My first book had been in my heart for 10 years. I started trying to write it as a script at 18. It wasn’t until college where I started seriously writing it in script form, and delved deep into it at the age of twenty four. It wasn’t until I was twenty six that I began writing it as a book. I’m now on my sixth draft of it, five chapters in with a sixth that I plan to finish tonight or pass out trying. I wonder, is this book finally at long last almost done?
Stephen King said he likes to give himself three months for a book. I thought that was about how long it would take for me. It took about that long for each draft that required massive re-writes. In my naivety, I thought I could start writing the book in June and have it published by Christmas. Good luck with that, am I right?

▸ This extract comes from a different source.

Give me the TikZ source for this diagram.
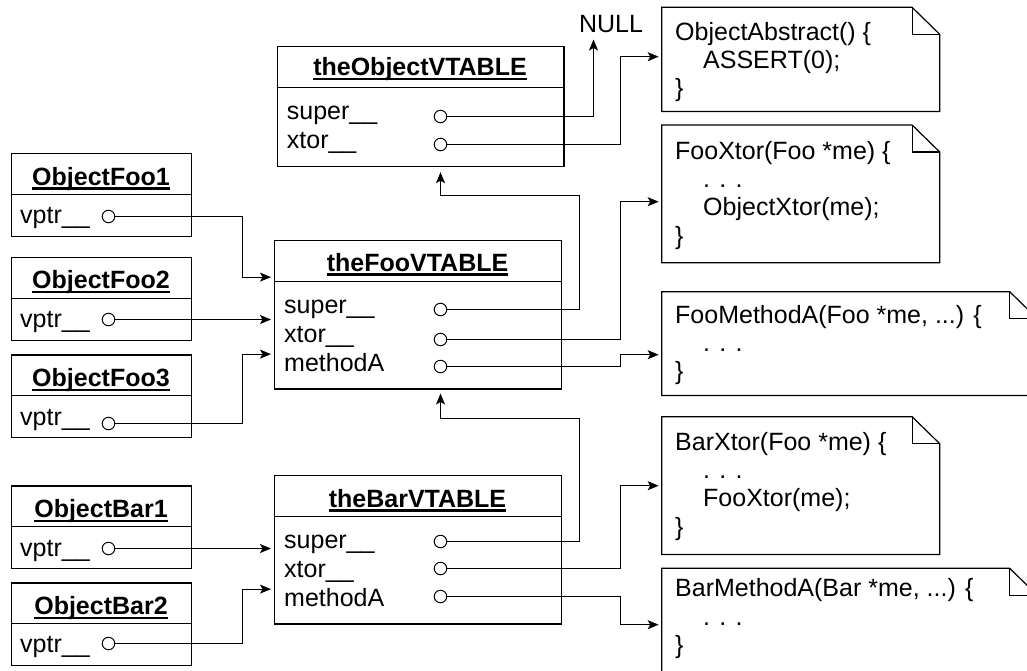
\documentclass[tikz,border=0pt]{standalone}
\usepackage{fontspec}
\setmainfont{Liberation Sans}
\usetikzlibrary{arrows.meta}
\newcommand\ulhead[1]{\setbox0=\hbox{#1}\rlap{\rule[-4.6pt]{\wd0}{2.3pt}}\box0}

\begin{document}
\begin{tikzpicture}[x=1pt, y=-1pt, font=\fontsize{25}{30}\selectfont,
	edge/.style={line width=1.2pt},
	cls/.style={draw, line width=1.2pt, rectangle, inner sep=0pt, anchor=north west},
	note/.style={rectangle, inner sep=0pt, anchor=north west},
	slot/.style={draw, circle, line width=1pt, inner sep=0pt, minimum size=12.5pt},
	txt/.style={inner sep=0pt, anchor=base west},
	hd/.style={inner sep=0pt, anchor=base, font=\fontsize{25}{30}\selectfont\bfseries},
	ptr/.style={line width=1.2pt, -{Stealth[length=11pt,width=9pt,inset=2.5pt]}, shorten >=3pt}]
				\clip (0,0) rectangle (1027,670);
				% vtables
				\node[cls, minimum width=286.6, minimum height=120] (objvt) at (276.7,46) {};
				\node[cls, minimum width=287, minimum height=148.3] (foovt) at (274,240) {};
				\node[cls, minimum width=287, minimum height=148.3] (barvt) at (274,475) {};
				% objects
				\node[cls, minimum width=180, minimum height=83.3] (foo1) at (11,152.7) {};
				\node[cls, minimum width=180, minimum height=83.3] (foo2) at (11,256.7) {};
				\node[cls, minimum width=180, minimum height=82.4] (foo3) at (11,354.3) {};
				\node[cls, minimum width=180, minimum height=82.4] (bar1) at (11,485.3) {};
				\node[cls, minimum width=180, minimum height=82.7] (bar2) at (11,582.3) {};
				\foreach \b in {objvt,foovt,barvt,foo1,foo2,foo3,bar1,bar2} {
					\draw[edge] ([yshift=-41.5pt]\b.north west) -- ([yshift=-41.5pt]\b.north east);
				}
				\node[hd] (objvt-t) at (420,75.3) {\ulhead{theObjectVTABLE}};
				\node[hd] (foovt-t) at (417.5,271) {\ulhead{theFooVTABLE}};
				\node[hd] (barvt-t) at (417.5,507) {\ulhead{theBarVTABLE}};
				\node[hd] (foo1-t) at (101,185) {\ulhead{ObjectFoo1}};
				\node[hd] (foo2-t) at (101,288.7) {\ulhead{ObjectFoo2}};
				\node[hd] (foo3-t) at (101,386.3) {\ulhead{ObjectFoo3}};
				\node[hd] (bar1-t) at (101,517.3) {\ulhead{ObjectBar1}};
				\node[hd] (bar2-t) at (101,614.3) {\ulhead{ObjectBar2}};
				% slots
				\node[txt] (objvt-st) at (286.7,119.3) {super\_\_};
				\node[txt] (objvt-xt) at (286.7,148.5) {xtor\_\_};
				\node[txt] (foovt-st) at (284,313.3) {super\_\_};
				\node[txt] (foovt-xt) at (284,342.5) {xtor\_\_};
				\node[txt] (foovt-mt) at (284,371.7) {methodA};
				\node[txt] (barvt-st) at (284,548.3) {super\_\_};
				\node[txt] (barvt-xt) at (284,577.5) {xtor\_\_};
				\node[txt] (barvt-mt) at (284,606.7) {methodA};
				\foreach \b/\y in {foo1/223.7, foo2/327.7, foo3/425.3, bar1/556.3, bar2/652.3} {
					\node[txt] (\b-vt) at (20,\y) {vptr\_\_};
				}
				\node[slot] (objvt-s) at (440.5,116.5) {};
				\node[slot] (objvt-x) at (440.5,144.5) {};
				\node[slot] (foovt-s) at (440.5,309.5) {};
				\node[slot] (foovt-x) at (440.5,339.5) {};
				\node[slot] (foovt-m) at (440.5,366.5) {};
				\node[slot] (barvt-s) at (440.5,541.5) {};
				\node[slot] (barvt-x) at (440.5,568.5) {};
				\node[slot] (barvt-m) at (440.5,596.5) {};
				\node[slot] (foo1-v) at (108.5,216.5) {};
				\node[slot] (foo2-v) at (108.5,319.5) {};
				\node[slot] (foo3-v) at (108.5,423.5) {};
				\node[slot] (bar1-v) at (108.5,548.5) {};
				\node[slot] (bar2-v) at (108.5,643.5) {};
				% notes
				\node[note, minimum width=277.6, minimum height=103.7] (nabs) at (661.7,7.3) {};
				\node[note, minimum width=277.6, minimum height=137.3] (nfxt) at (661.7,125) {};
				\node[note, minimum width=375.2, minimum height=103.3] (nfma) at (661.7,291.7) {};
				\node[note, minimum width=277.6, minimum height=137.3] (nbxt) at (661.7,416.7) {};
				\node[note, minimum width=375.2, minimum height=103.7] (nbma) at (661.7,568.3) {};
				\foreach \n in {nabs,nfxt,nfma,nbxt,nbma} {
					\draw[edge] (\n.north west) -- ([xshift=-27.6pt]\n.north east) -- ([yshift=-27pt]\n.north east)
						-- (\n.south east) -- (\n.south west) -- cycle;
					\draw[edge] ([xshift=-27.6pt]\n.north east) |- ([yshift=-27pt]\n.north east);
				}
				\node[txt] (nabs-1) at (675,40) {ObjectAbstract() \{};
				\node[txt] (nabs-2) at (703,68.3) {ASSERT(0);};
				\node[txt] (nabs-3) at (675,96.6) {\}};
				\node[txt] (nfxt-1) at (675,159.3) {FooXtor(Foo *me) \{};
				\node[txt] (nfxt-2) at (703,187.6) {. . .};
				\node[txt] (nfxt-3) at (703,215.9) {ObjectXtor(me);};
				\node[txt] (nfxt-4) at (675,244.2) {\}};
				\node[txt] (nfma-1) at (675,323) {FooMethodA(Foo *me, ...) \{};
				\node[txt] (nfma-2) at (703,351.3) {. . .};
				\node[txt] (nfma-3) at (675,379.6) {\}};
				\node[txt] (nbxt-1) at (675,450) {BarXtor(Foo *me) \{};
				\node[txt] (nbxt-2) at (703,478.3) {. . .};
				\node[txt] (nbxt-3) at (703,506.6) {FooXtor(me);};
				\node[txt] (nbxt-4) at (675,535) {\}};
				\node[txt] (nbma-1) at (675,596.7) {BarMethodA(Bar *me, ...) \{};
				\node[txt] (nbma-2) at (703,625) {. . .};
				\node[txt] (nbma-3) at (675,653.3) {\}};
				\node[inner sep=0pt] (null) at (611,24) {NULL};
				\coordinate (nullpt) at (593.5,39.5);
				% pointers
				\draw[ptr, shorten >=0pt] (objvt-s) -| (nullpt);
				\draw[ptr] (objvt-x) -| ([xshift=-41.2pt,yshift=2.65pt]nabs.west) -- ([yshift=2.65pt]nabs.west);
				\draw[ptr, shorten >=5pt] (foovt-s) -- ++(139,0) -- ++(0,-114) -| (objvt-x |- objvt.south);
				\draw[ptr] (foovt-x) -| ([xshift=-41.2pt,yshift=-7.85pt]nfxt.west) -- ([yshift=-7.85pt]nfxt.west);
				\draw[ptr] (foovt-m) -| ([xshift=-41.2pt,yshift=-11.15pt]nfma.west) -- ([yshift=-11.15pt]nfma.west);
				\draw[ptr, shorten >=4pt] (barvt-s) -- ++(139,0) -- ++(0,-123) -| (foovt-m |- foovt.south);
				\draw[ptr] (barvt-x) -| ([xshift=-41.2pt,yshift=-0.15pt]nbxt.west) -- ([yshift=-0.15pt]nbxt.west);
				\draw[ptr] (barvt-m) -| ([xshift=-41.2pt,yshift=-4.35pt]nbma.west) -- ([yshift=-4.35pt]nbma.west);
				\draw[ptr] (foo1-v) -| ([xshift=-31.5pt,yshift=37.65pt]foovt.west) -- ([yshift=37.65pt]foovt.west);
				\draw[ptr] (foo2-v) -- (foovt.west |- foo2-v);
				\draw[ptr] (foo3-v) -| ([xshift=-31.5pt,yshift=-39.35pt]foovt.west) -- ([yshift=-39.35pt]foovt.west);
				\draw[ptr] (bar1-v) -- (barvt.west |- bar1-v);
				\draw[ptr] (bar2-v) -| ([xshift=-31.5pt,yshift=-39.35pt]barvt.west) -- ([yshift=-39.35pt]barvt.west);

			\end{tikzpicture}
\end{document}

Even then, that draft wasn’t very good. It was disjointed, lacked direction, and was just all around lacking in excitement. I didn’t even finish it before starting over and writing it from a first person perspective. That’s what saved this story. The lead character’s voice was just so much fun. What better way to tell the story than with the voice of a snide, condescending wyrm embarrassed by his own capacity for good?
But it seemed whenever I was on what I thought was the final draft, the walls would topple and the story would have to be rebuilt. Too many questions, not enough answers, and never that satisfaction of putting the book down for the last time.
Honestly if it was just me working on this, that wouldn’t be so hard to endure, but I got my friends involved, who put up with my rampant emotions, gave me glorious artwork, and more support and optimism than I could have ever given this thing on my own. I want to finish this and I want it to be successful because they deserve to be rewarded for helping this happen. I don’t want to have dragged them all this way for a dud.
What I can say is this story isn’t a dud because it has everything I love about a good narrative. A unique hero, a great ensemble of colorful characters, a genre told in a fresh new way. This is the kind of book I would pick up to read. I hope there’s an agent out there who will agree.
I’ve accepted the fact that I’ll never be 100% satisfied with this book, though I am still in love with it. I’ll still shoot for 100% though to see how high I’ll get to my goal. Right now, the arrow is landing at around 90. I can live with that.